## GIVEN MATERIAL:
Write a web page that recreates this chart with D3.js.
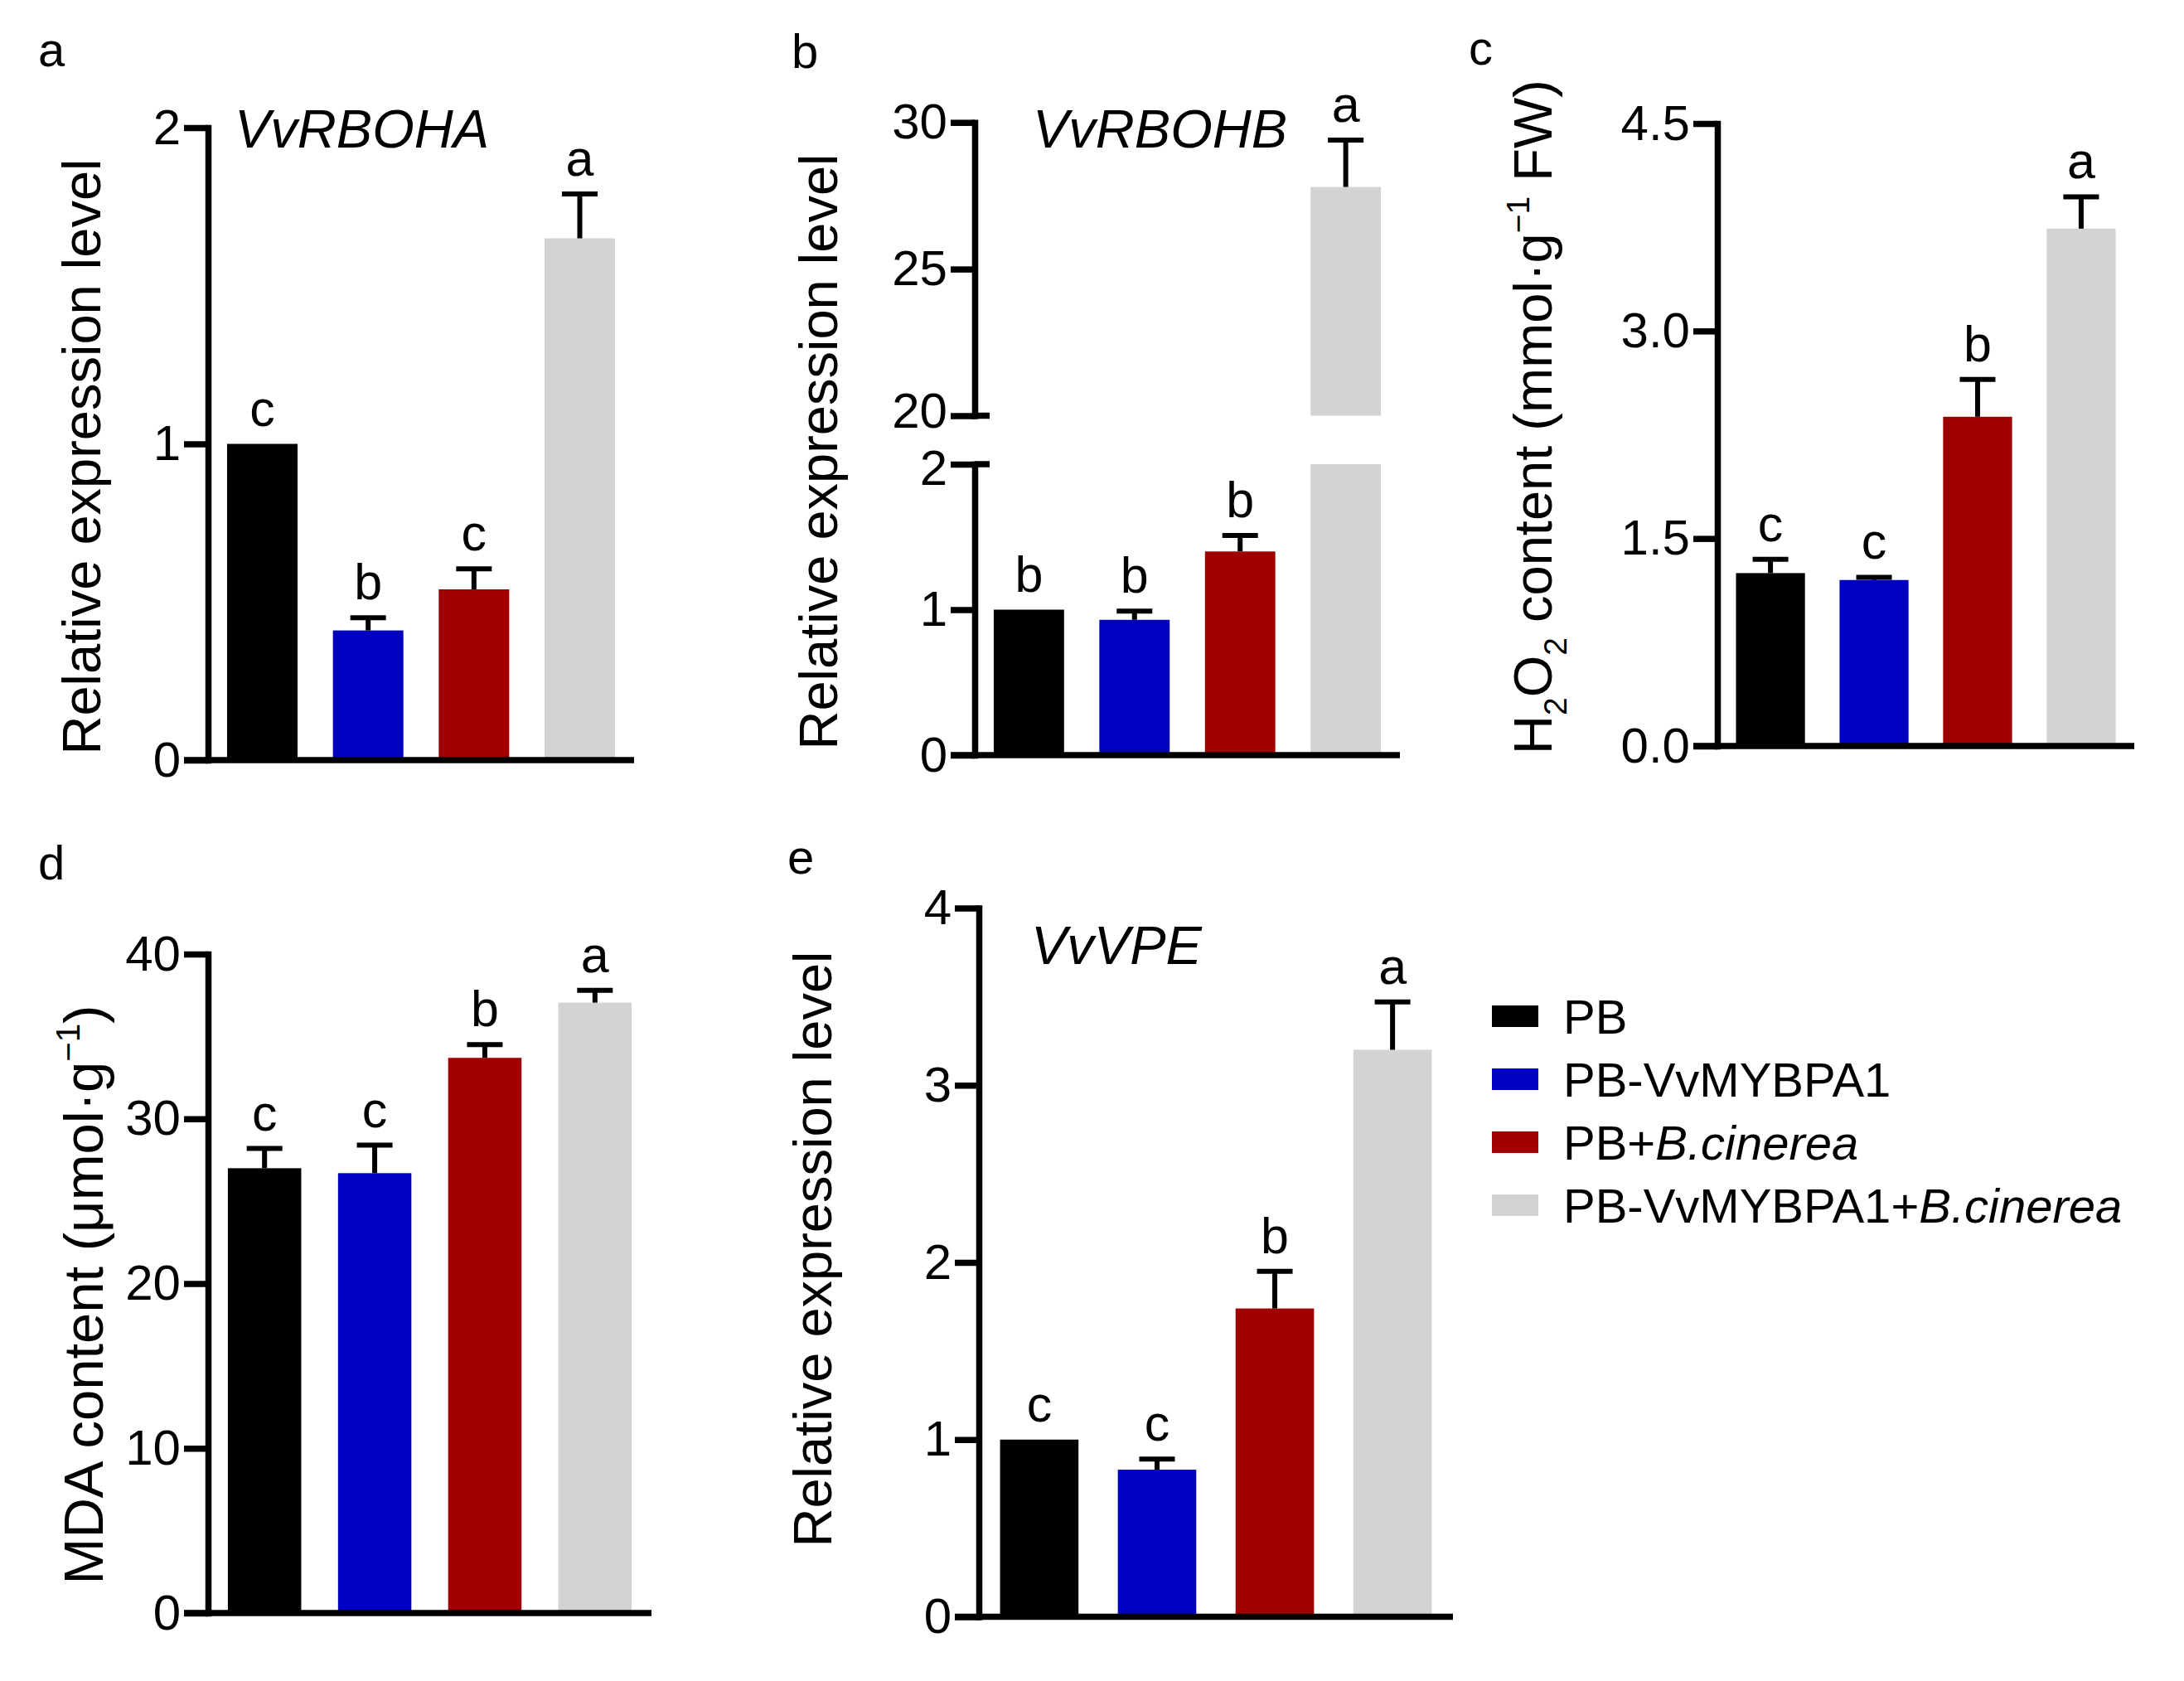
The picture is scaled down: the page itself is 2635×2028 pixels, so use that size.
<!DOCTYPE html>
<html lang="en">
<head>
  <meta charset="UTF-8">
  <title>ROS markers</title>
  <script src="https://cdnjs.cloudflare.com/ajax/libs/d3/7.8.5/d3.min.js"></script>
  <style>
    body { margin: 0; background: #fff; }
    svg { display: block; font-family: "Liberation Sans", Arial, sans-serif; }
    .axis path, .axis line { stroke: #000; stroke-width: 7.5; }
    .axis .domain { stroke-linecap: square; }
    .axis text { font-size: 60px; fill: #000; }
  </style>
</head>
<body>
  <script>
    // groups + colours
    const groups = ["PB", "PB-VvMYBPA1", "PB+B.cinerea", "PB-VvMYBPA1+B.cinerea"];
    const colors = ["#000000", "#0000C0", "#A00000", "#D3D3D3"];

    // a: VvRBOHA
    const rbohaMean = [1.0, 0.41, 0.54, 1.65];
    const rbohaErr = [0, 0.04, 0.065, 0.14];
    const rbohaLetters = ["c", "b", "c", "a"];
    const rbohaTicks = [0, 1, 2];

    // b: VvRBOHB (broken axis)
    const rbohbMean = [1.0, 0.93, 1.40, 27.8];
    const rbohbErr = [0, 0.06, 0.11, 1.6];
    const rbohbLetters = ["b", "b", "b", "a"];
    const rbohbLowTicks = [0, 1, 2];
    const rbohbHighTicks = [20, 25, 30];

    // c: H2O2 content
    const h2o2Mean = [1.25, 1.20, 2.38, 3.74];
    const h2o2Err = [0.10, 0.02, 0.27, 0.23];
    const h2o2Letters = ["c", "c", "b", "a"];
    const h2o2Ticks = [0, 1.5, 3.0, 4.5];

    // d: MDA content
    const mdaMean = [27.0, 26.7, 33.7, 37.05];
    const mdaErr = [1.2, 1.7, 0.8, 0.75];
    const mdaLetters = ["c", "c", "b", "a"];
    const mdaTicks = [0, 10, 20, 30, 40];

    // e: VvVPE
    const vpeMean = [1.0, 0.83, 1.74, 3.20];
    const vpeErr = [0, 0.06, 0.21, 0.27];
    const vpeLetters = ["c", "c", "b", "a"];
    const vpeTicks = [0, 1, 2, 3, 4];

    const width = 2635, height = 2028;
    const tickLen = 29;

    const svg = d3.select("body").append("svg")
      .attr("width", width)
      .attr("height", height);

    //rotated y title, parts can be sub / sup
    function yTitle(x, y, parts, fs) {
      fs = fs || 65;
      const t = svg.append("text")
        .attr("transform", `translate(${x},${y}) rotate(-90)`)
        .attr("text-anchor", "middle")
        .attr("font-size", fs);
      let shift = 0;
      parts.forEach(p => {
        let s = 0;
        if (p.sub) s = 0.28 * fs;
        if (p.sup) s = -0.42 * fs;
        t.append("tspan")
          .attr("dy", s - shift)
          .attr("font-size", (p.sub || p.sup) ? fs * 0.6 : fs)
          .text(p.t);
        shift = s;
      });
    }

    function plainText(x, y, txt, size, italic) {
      svg.append("text")
        .attr("x", x).attr("y", y)
        .attr("font-size", size)
        .attr("font-style", italic ? "italic" : null)
        .text(txt);
    }

    function xScaleFor(axisX, w) {
      return d3.scaleBand()
        .domain(groups)
        .range([axisX, axisX + w])
        .paddingInner(0.334)
        .paddingOuter(0.18);
    }

    function drawBars(x, y, means, errs, letters, y0) {
      const g = svg.append("g");
      groups.forEach((grp, i) => {
        g.append("rect")
          .attr("x", x(grp))
          .attr("width", x.bandwidth())
          .attr("y", y(means[i]))
          .attr("height", y0 - y(means[i]))
          .attr("fill", colors[i]);
        addErrAndLetter(g, x, y, grp, means[i], errs[i], letters[i]);
      });
    }

    function addErrAndLetter(g, x, y, grp, m, e, letter) {
      const cx = x(grp) + x.bandwidth() / 2;
      if (e > 0) {
        g.append("line")
          .attr("x1", cx).attr("x2", cx)
          .attr("y1", y(m)).attr("y2", y(m + e))
          .attr("stroke", "#000").attr("stroke-width", 6);
        g.append("line")
          .attr("x1", cx - 21.5).attr("x2", cx + 21.5)
          .attr("y1", y(m + e)).attr("y2", y(m + e))
          .attr("stroke", "#000").attr("stroke-width", 6);
      }
      g.append("text")
        .attr("x", cx)
        .attr("y", y(m + e) - 22)
        .attr("text-anchor", "middle")
        .attr("font-size", 61)
        .text(letter);
    }

    function leftAxis(axisX, y, ticks, fmt) {
      return svg.append("g")
        .attr("class", "axis")
        .attr("transform", `translate(${axisX},0)`)
        .call(d3.axisLeft(y).tickValues(ticks).tickSize(tickLen).tickSizeOuter(0)
          .tickPadding(4).tickFormat(fmt));
    }

    function baseLine(axisX, w, y0) {
      svg.append("line")
        .attr("x1", axisX - tickLen).attr("x2", axisX + w)
        .attr("y1", y0).attr("y2", y0)
        .attr("stroke", "#000").attr("stroke-width", 7.5);
    }

    function simplePanel(o) {
      const x = xScaleFor(o.axisX, o.w);
      const y = d3.scaleLinear().domain(o.domain).range([o.y0, o.y1]);
      drawBars(x, y, o.means, o.errs, o.letters, o.y0);
      leftAxis(o.axisX, y, o.ticks, o.fmt);
      baseLine(o.axisX, o.w, o.y0);
    }

    // panel a
    simplePanel({ axisX: 251, w: 514, y0: 917, y1: 154, domain: [0, 2],
      means: rbohaMean, errs: rbohaErr, letters: rbohaLetters, ticks: rbohaTicks, fmt: d3.format("d") });
    plainText(283, 178, "VvRBOHA", 65, true);
    yTitle(121, 551, [{ t: "Relative expression level" }]);
    plainText(46, 80, "a", 58);

    // panel b, broken y axis
    (function () {
      const axisX = 1176, w = 513, y0 = 911;
      const x = xScaleFor(axisX, w);
      const yLow = d3.scaleLinear().domain([0, 2]).range([y0, 560]);
      const yHigh = d3.scaleLinear().domain([20, 30]).range([501.5, 147.7]);
      const g = svg.append("g");
      groups.forEach((grp, i) => {
        const m = rbohbMean[i];
        if (m <= 2) {
          g.append("rect")
            .attr("x", x(grp)).attr("width", x.bandwidth())
            .attr("y", yLow(m)).attr("height", y0 - yLow(m))
            .attr("fill", colors[i]);
          addErrAndLetter(g, x, yLow, grp, m, rbohbErr[i], rbohbLetters[i]);
        } else {
          g.append("rect")
            .attr("x", x(grp)).attr("width", x.bandwidth())
            .attr("y", yLow(2)).attr("height", y0 - yLow(2))
            .attr("fill", colors[i]);
          g.append("rect")
            .attr("x", x(grp)).attr("width", x.bandwidth())
            .attr("y", yHigh(m)).attr("height", yHigh(20) - yHigh(m))
            .attr("fill", colors[i]);
          addErrAndLetter(g, x, yHigh, grp, m, rbohbErr[i], rbohbLetters[i]);
        }
      });
      const lowAx = leftAxis(axisX, yLow, rbohbLowTicks, d3.format("d"));
      const highAx = leftAxis(axisX, yHigh, rbohbHighTicks, d3.format("d"));
      // labels either side of the break sit close, nudge them apart a bit
      lowAx.selectAll(".tick text").filter(d => d === 2).attr("y", 5);
      highAx.selectAll(".tick text").filter(d => d === 20).attr("y", -5);
      // break marks stick out to the right
      [yLow(2), yHigh(20)].forEach(yy => {
        svg.append("line")
          .attr("x1", axisX).attr("x2", axisX + 18)
          .attr("y1", yy).attr("y2", yy)
          .attr("stroke", "#000").attr("stroke-width", 7.5);
      });
      baseLine(axisX, w, y0);
    })();
    plainText(1246, 178, "VvRBOHB", 65, true);
    yTitle(1010, 545, [{ t: "Relative expression level" }]);
    plainText(955, 82, "b", 58);

    // panel c
    simplePanel({ axisX: 2072, w: 503, y0: 900, y1: 149, domain: [0, 4.5],
      means: h2o2Mean, errs: h2o2Err, letters: h2o2Letters, ticks: h2o2Ticks, fmt: d3.format(".1f") });
    yTitle(1872, 503, [
      { t: "H" }, { t: "2", sub: true }, { t: "O" }, { t: "2", sub: true },
      { t: " content (mmol·g" }, { t: "−1", sup: true }, { t: " FW)" }
    ]);
    plainText(1772, 78, "c", 58);

    // panel d
    simplePanel({ axisX: 251, w: 535, y0: 1946, y1: 1151, domain: [0, 40],
      means: mdaMean, errs: mdaErr, letters: mdaLetters, ticks: mdaTicks, fmt: d3.format("d") });
    yTitle(124, 1562, [{ t: "MDA content (μmol·g" }, { t: "−1", sup: true }, { t: ")" }], 67);
    plainText(46, 1061, "d", 58);

    // panel e
    simplePanel({ axisX: 1181, w: 572, y0: 1950.5, y1: 1095.5, domain: [0, 4],
      means: vpeMean, errs: vpeErr, letters: vpeLetters, ticks: vpeTicks, fmt: d3.format("d") });
    plainText(1244, 1163, "VvVPE", 65, true);
    yTitle(1003, 1507, [{ t: "Relative expression level" }]);
    plainText(950, 1054, "e", 58);

    // legend
    const legend = svg.append("g").attr("transform", "translate(1800,1213)");
    groups.forEach((grp, i) => {
      const row = legend.append("g").attr("transform", `translate(0,${i * 76})`);
      row.append("rect").attr("width", 56).attr("height", 26).attr("fill", colors[i]);
      const t = row.append("text").attr("x", 86).attr("y", 13).attr("dy", "0.36em")
        .attr("font-size", 58);
      const k = grp.indexOf("+");
      if (k < 0) {
        t.text(grp);
      } else {
        t.append("tspan").text(grp.slice(0, k + 1));
        t.append("tspan").attr("font-style", "italic").text(grp.slice(k + 1));
      }
    });
  </script>
</body>
</html>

## WORK REQUIRED:
Copy out each line of the data containing the string "that".

## THE SOLUTION:
Write a web page that recreates this chart with D3.js.
The picture is scaled down: the page itself is 2635×2028 pixels, so use that size.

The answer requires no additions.